(Request) In the listing that follows, retype every line from the first through the one containing "const yTicks = [0, 0.2, 0.4, 0.6, 0.8, 1, 1.2, 1.4];". Pictures are to be left out.
══════════════════════════════
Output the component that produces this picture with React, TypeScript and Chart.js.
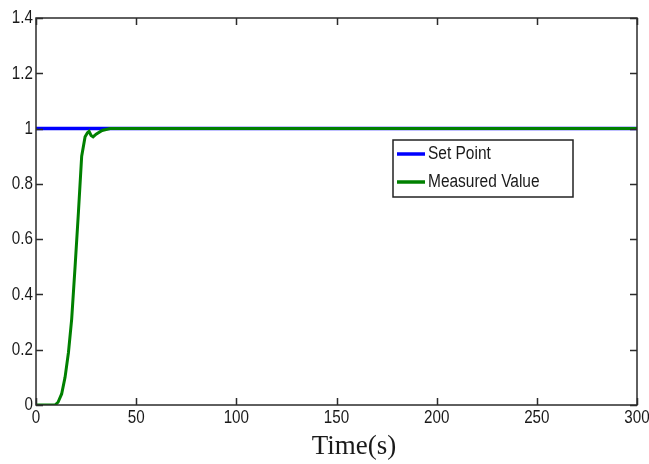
import React, { useEffect, useRef } from "react";
import Chart from "chart.js/auto";

const xTicks = [0, 50, 100, 150, 200, 250, 300];
const yTicks = [0, 0.2, 0.4, 0.6, 0.8, 1, 1.2, 1.4];

const setPointTime = [0, 300];
const setPointValue = [1, 1];

const measuredTime = [0, 5, 9.5, 11, 12.8, 14.5, 16.2, 17.8, 19.5, 21.2, 22.8, 24.5, 25.7, 26.5, 27.5, 28.5, 30, 33, 37, 45, 300];
const measuredValue = [0, 0, 0, 0.01, 0.04, 0.1, 0.19, 0.31, 0.5, 0.7, 0.9, 0.97, 0.985, 0.99, 0.975, 0.97, 0.98, 0.993, 1.0, 1.0, 1.0];

const seriesLabels = ["Set Point", "Measured Value"];
const seriesColors = ["#0000ff", "#008000"];
const xTitle = "Time(s)";

const SANS = '"Liberation Sans", Arial, sans-serif';

function fmt(v: number) {
  return String(Math.round(v * 10) / 10);
}

function squeezedText(ctx: any, text: string, x: number, y: number, sx: number, align: string) {
  ctx.save();
  ctx.translate(x, y);
  ctx.scale(sx, 1);
  ctx.textAlign = align;
  ctx.textBaseline = "middle";
  ctx.fillText(text, 0, 0);
  ctx.restore();
}

const framePlugin = {
  id: "frame",
  afterDatasetsDraw(chart: any) {
    const { ctx, chartArea } = chart;
    const { left, right, top, bottom } = chartArea;
    const xs = chart.scales.x;
    const ys = chart.scales.y;
    ctx.save();
    ctx.strokeStyle = "#2b2b2b";
    ctx.lineWidth = 1.5;
    ctx.strokeRect(left, top, right - left, bottom - top);
    const tl = 7;
    ctx.beginPath();
    xTicks.forEach((v) => {
      const px = Math.round(xs.getPixelForValue(v)) + 0.5;
      ctx.moveTo(px, bottom);
      ctx.lineTo(px, bottom - tl);
      ctx.moveTo(px, top);
      ctx.lineTo(px, top + tl);
    });
    yTicks.forEach((v) => {
      const py = Math.round(ys.getPixelForValue(v)) + 0.5;
      ctx.moveTo(left, py);
      ctx.lineTo(left + tl, py);
      ctx.moveTo(right, py);
      ctx.lineTo(right - tl, py);
    });
    ctx.stroke();

    // tick labels
    ctx.fillStyle = "#1a1a1a";
    ctx.font = "19px " + SANS;
    xTicks.forEach((v) => {
      squeezedText(ctx, fmt(v), xs.getPixelForValue(v), bottom + 13, 0.8, "center");
    });
    yTicks.forEach((v) => {
      squeezedText(ctx, fmt(v), left - 3, ys.getPixelForValue(v), 0.8, "right");
    });

    // legend
    const lx = 393, ly = 140, lw = 180, lh = 57;
    ctx.fillStyle = "#ffffff";
    ctx.fillRect(lx, ly, lw, lh);
    ctx.strokeStyle = "#222";
    ctx.lineWidth = 1.5;
    ctx.strokeRect(lx, ly, lw, lh);
    const rows = [154, 182];
    chart.data.datasets.forEach((ds: any, i: number) => {
      ctx.strokeStyle = ds.borderColor;
      ctx.lineWidth = 3.5;
      ctx.beginPath();
      ctx.moveTo(397, rows[i]);
      ctx.lineTo(425, rows[i]);
      ctx.stroke();
      ctx.fillStyle = "#1a1a1a";
      ctx.font = "18px " + SANS;
      squeezedText(ctx, ds.label, 428, rows[i], 0.86, "left");
    });

    // x title
    ctx.fillStyle = "#1a1a1a";
    ctx.font = '27px "Liberation Serif", "Times New Roman", serif';
    ctx.textAlign = "center";
    ctx.textBaseline = "middle";
    ctx.fillText(xTitle, 354, 447);
    ctx.restore();
  },
};

export default function App() {
  const ref = useRef<HTMLCanvasElement | null>(null);
  useEffect(() => {
    document.body.style.margin = "0";
    const canvas = ref.current!;
    const chart = new Chart(canvas, {
      type: "line",
      data: {
        datasets: [
          {
            label: seriesLabels[0],
            data: setPointTime.map((t, i) => ({ x: t, y: setPointValue[i] })),
            borderColor: seriesColors[0],
            backgroundColor: seriesColors[0],
            borderWidth: 3.5,
            pointRadius: 0,
            tension: 0,
            order: 2,
          },
          {
            label: seriesLabels[1],
            data: measuredTime.map((t, i) => ({ x: t, y: measuredValue[i] })),
            borderColor: seriesColors[1],
            backgroundColor: seriesColors[1],
            borderWidth: 3,
            pointRadius: 0,
            tension: 0,
            order: 1,
          },
        ],
      },
      options: {
        responsive: false,
        animation: false,
        devicePixelRatio: 1,
        layout: { padding: { left: 0, right: 12, top: 18, bottom: 0 } },
        plugins: { legend: { display: false }, tooltip: { enabled: false } },
        scales: {
          x: {
            type: "linear",
            min: 0,
            max: 300,
            afterFit: (s: any) => {
              s.height = 59;
              s.paddingLeft = 0;
              s.paddingRight = 0;
              s.paddingTop = 0;
              s.paddingBottom = 0;
            },
            afterBuildTicks: (s: any) => { s.ticks = xTicks.map((v) => ({ value: v })); },
            grid: { display: false, drawTicks: false },
            border: { display: false },
            ticks: { display: false },
          },
          y: {
            min: 0,
            max: 1.4,
            afterFit: (s: any) => {
              s.width = 36;
              s.paddingLeft = 0;
              s.paddingRight = 0;
              s.paddingTop = 0;
              s.paddingBottom = 0;
            },
            afterBuildTicks: (s: any) => { s.ticks = yTicks.map((v) => ({ value: v })); },
            grid: { display: false, drawTicks: false },
            border: { display: false },
            ticks: { display: false },
          },
        },
      },
      plugins: [framePlugin],
    });
    return () => chart.destroy();
  }, []);
  return (
    <div style={{ position: "absolute", left: 0, top: 0, width: 649, height: 464, background: "#fff" }}>
      <canvas ref={ref} width={649} height={464} />
    </div>
  );
}
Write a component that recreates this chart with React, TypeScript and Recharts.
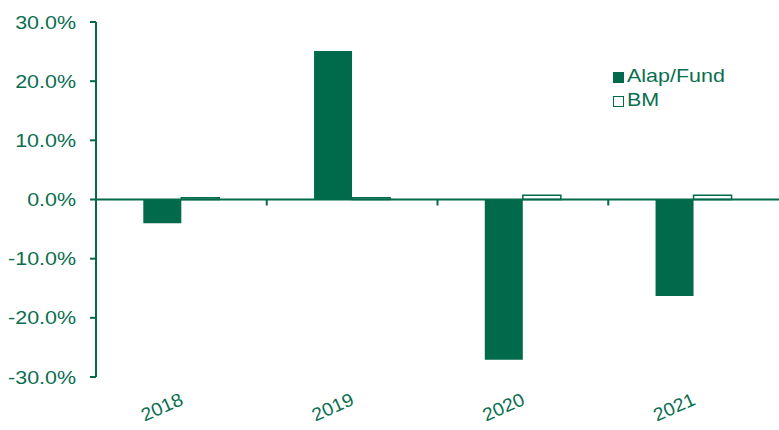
import React from "react";
import { BarChart, Bar, XAxis, YAxis, ReferenceLine } from "recharts";

const categories = ["2018", "2019", "2020", "2021"];
const fundValues = [-4.0, 25.1, -27.1, -16.3];
const bmValues = [0.3, 0.3, 0.7, 0.7];
const yTicks = [-30, -20, -10, 0, 10, 20, 30];
const seriesNames = ["Alap/Fund", "BM"];

const data = categories.map((c, i) => ({ year: c, fund: fundValues[i], bm: bmValues[i] }));

const W = 779;
const H = 430;
const MARGIN = { top: 22, right: 0, bottom: 3, left: 0 };
const Y_AXIS_W = 96;
const X_AXIS_H = 50;
const Y_MIN = -30;
const Y_MAX = 30;
const GREEN = "#006A4B";
const TEXT = "#0A6E4F";
const FONT = "'Liberation Sans', Arial, sans-serif";
const FS = 18.5;
const SX = 1.16;

const plotLeft = MARGIN.left + Y_AXIS_W;
const plotW = W - MARGIN.right - plotLeft;
const plotTop = MARGIN.top;
const plotH = H - MARGIN.top - MARGIN.bottom - X_AXIS_H;
const zeroY = plotTop + (plotH * (Y_MAX - 0)) / (Y_MAX - Y_MIN);
const band = plotW / categories.length;

const YTick = (props: any) => {
  const { x, y, payload } = props;
  return (
    <g transform={`translate(${x},${y}) scale(${SX},1)`}>
      <text x={0} y={0} dy="0.36em" textAnchor="end" fill={TEXT} fontSize={FS} fontFamily={FONT}>
        {`${Number(payload.value).toFixed(1)}%`}
      </text>
    </g>
  );
};

const XTick = (props: any) => {
  const { x, payload, index } = props;
  const plotBottom = plotTop + plotH;
  return (
    <g>
      {index > 0 && (
        <line x1={x - band / 2} x2={x - band / 2} y1={zeroY} y2={zeroY + 6} stroke={GREEN} strokeWidth={2} />
      )}
      <text
        x={0}
        y={0}
        transform={`translate(${x + 3},${plotBottom + 27}) rotate(-24) scale(1.06,1)`}
        textAnchor="end"
        fill={TEXT}
        fontSize={18.5}
        fontFamily={FONT}
      >
        {payload.value}
      </text>
    </g>
  );
};

const LegendBox = () => (
  <div
    style={{
      position: "absolute",
      left: 613,
      top: 64,
      width: 160,
      fontFamily: FONT,
      fontSize: FS,
      color: TEXT,
    }}
  >
    {seriesNames.map((name, i) => (
      <div key={name} style={{ display: "flex", alignItems: "center", height: 24, lineHeight: "24px" }}>
        <span
          style={{
            display: "inline-block",
            boxSizing: "border-box",
            width: 11,
            height: 11,
            background: i === 0 ? GREEN : "#fff",
            border: i === 0 ? "none" : `1.5px solid ${GREEN}`,
            marginRight: 3,
            marginTop: 3,
          }}
        />
        <span style={{ display: "inline-block", transform: `scaleX(${SX})`, transformOrigin: "left center", whiteSpace: "nowrap" }}>
          {name}
        </span>
      </div>
    ))}
  </div>
);

export default function App() {
  return (
    <div style={{ position: "absolute", left: 0, top: 0, width: W, height: H, background: "#fff" }}>
      <BarChart width={W} height={H} data={data} margin={MARGIN} barCategoryGap="27.7%" barGap={0}>
        <XAxis dataKey="year" axisLine={false} tickLine={false} height={X_AXIS_H} tick={<XTick />} interval={0} />
        <YAxis
          domain={[Y_MIN, Y_MAX]}
          ticks={yTicks}
          width={Y_AXIS_W}
          axisLine={{ stroke: GREEN, strokeWidth: 2 }}
          tickLine={{ stroke: GREEN, strokeWidth: 2 }}
          tickSize={6}
          tick={<YTick />}
          tickMargin={14}
          interval={0}
          allowDataOverflow
        />
        <Bar dataKey="fund" name={seriesNames[0]} fill={GREEN} isAnimationActive={false} />
        <Bar dataKey="bm" name={seriesNames[1]} fill="#ffffff" stroke={GREEN} strokeWidth={1.5} isAnimationActive={false} />
        <ReferenceLine y={0} stroke={GREEN} strokeWidth={2} />
      </BarChart>
      <LegendBox />
    </div>
  );
}
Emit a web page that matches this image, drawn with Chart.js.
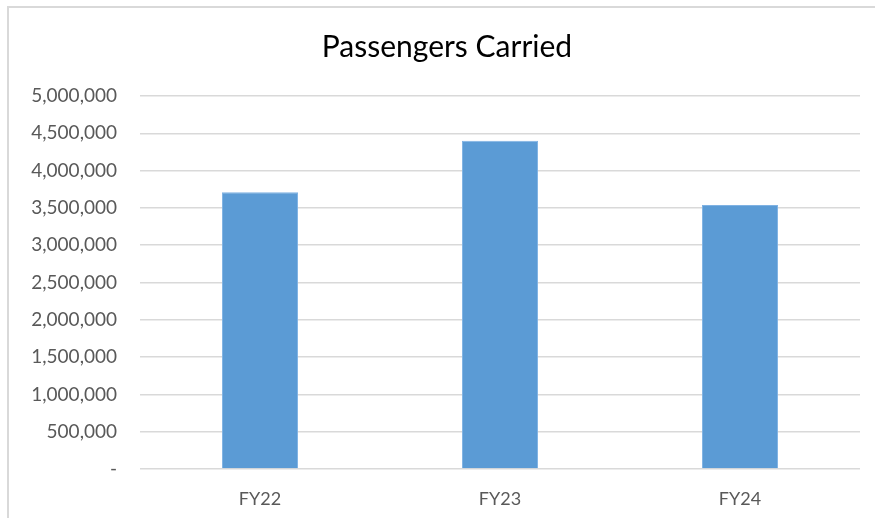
<!DOCTYPE html>
<html>
<head>
<meta charset="utf-8">
<script src="https://cdn.jsdelivr.net/npm/chart.js@4.4.0/dist/chart.umd.min.js"></script>
<style>
  html, body { margin: 0; padding: 0; background: #ffffff; }
  #wrap { position: relative; width: 875px; height: 518px; overflow: hidden; background: #fff; }
  #frame { position: absolute; left: 7px; top: 6px; width: 900px; height: 560px; border: 2px solid #d9d9d9; box-sizing: border-box; }
  canvas { position: absolute; left: 0; top: 0; }
</style>
</head>
<body>
<div id="wrap">
  <div id="frame"></div>
  <canvas id="c" width="875" height="518"></canvas>
</div>
<script>
const categories = ["FY22", "FY23", "FY24"];
const passengers = [3710000, 4400000, 3540000];
const yTicks = [0, 500000, 1000000, 1500000, 2000000, 2500000, 3000000, 3500000, 4000000, 4500000, 5000000];
const chartTitle = "Passengers Carried";

const fmt = v => v === 0 ? "-" : v.toLocaleString("en-US");

const titlePlugin = {
  id: "frameTitle",
  afterDraw(chart) {
    const ctx = chart.ctx;
    ctx.save();
    ctx.font = "normal 30px Lato";
    ctx.fillStyle = "#000000";
    ctx.textAlign = "center";
    ctx.textBaseline = "middle";
    ctx.fillText(chartTitle, 447, 47);
    ctx.restore();
  }
};

new Chart(document.getElementById("c"), {
  type: "bar",
  data: {
    labels: categories,
    datasets: [{
      data: passengers,
      backgroundColor: "#5b9bd5",
      borderColor: "#7fb2e3",
      borderWidth: 1,
      categoryPercentage: 1,
      barPercentage: 0.317
    }]
  },
  options: {
    responsive: false,
    animation: false,
    layout: { padding: { left: 0, right: 15, top: 96, bottom: 0 } },
    plugins: {
      legend: { display: false },
      tooltip: { enabled: false },
      title: { display: false }
    },
    scales: {
      x: {
        grid: { display: false },
        border: { display: false },
        ticks: { color: "#595959", font: { family: "Lato", size: 18 }, padding: 11 },
        afterFit: s => { s.height = 49; }
      },
      y: {
        min: 0, max: 5000000,
        afterBuildTicks: s => { s.ticks = yTicks.map(v => ({ value: v })); },
        grid: { color: "#d9d9d9", lineWidth: 1.5, drawTicks: false },
        border: { display: false },
        ticks: { color: "#595959", font: { family: "Lato", size: 19 }, padding: 23, callback: v => fmt(v) },
        afterFit: s => { s.width = 140; }
      }
    }
  },
  plugins: [titlePlugin]
});
</script>
</body>
</html>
══════════════════════════════
(Output of the exercise)
Output the component that produces this picture with React, TypeScript and Chart.js.
import React, { useEffect, useRef } from "react";
import Chart from "chart.js/auto";

const xTicks = [0, 50, 100, 150, 200, 250, 300];
const yTicks = [0, 0.2, 0.4, 0.6, 0.8, 1, 1.2, 1.4];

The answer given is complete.